Vehicle rollover, as a fatal accident, has been an important and necessary problem to be solved in vehicle active safety research area. The published researches mainly focused on vehicle modeling, rollover stability analysis, and anti-roll control method, especially on integrated chassis control strategy. However, as a dominant factor in vehicle rollover accident, driver's operation has not been touched on in current publications. In order to explore the mechanism of vehicle rollover caused by driver's operation, an extended model of a driver-vehicle closed-loop system, with the time delay of driver's operation taken into consideration, is established in this paper. From the model, some dynamic characteristics of the driver-vehicle closed-loop system are discussed, including the dynamic stability of the system without time delay using the Routh-Hurwitz criterion, the delay-independent stability of the system based on the generalized Sturm criterion, and the critical time delay when the delay-independent stability condition does not hold.
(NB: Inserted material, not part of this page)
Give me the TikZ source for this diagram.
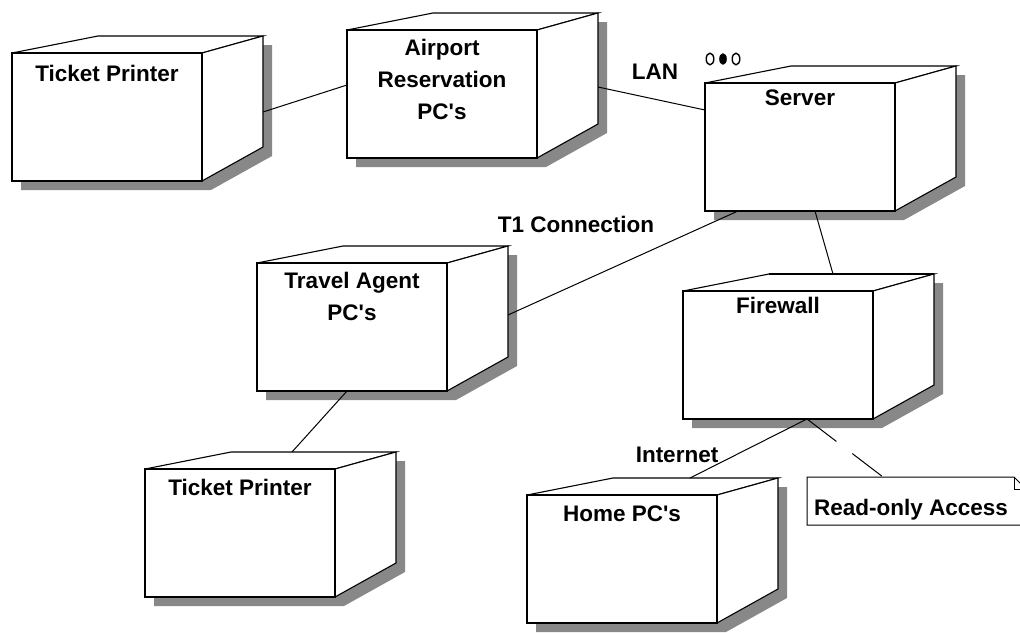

Then the influences of driver's operation on vehicle rollover stability are simulated in extreme driving conditions by numerical cases for a Sport UtilityVehicle (SUV). In addition, the stability regions of vehicle rollover are shown with respect to the parameters of driver's operation, such as the gain, the reaction time and the time delay. The results of simulation show that the time delay is the most important parameter of driver's operation to stability of vehicle rollover, and the gain of driver's operation has different influence on stability of vehicle rollover with different time delay.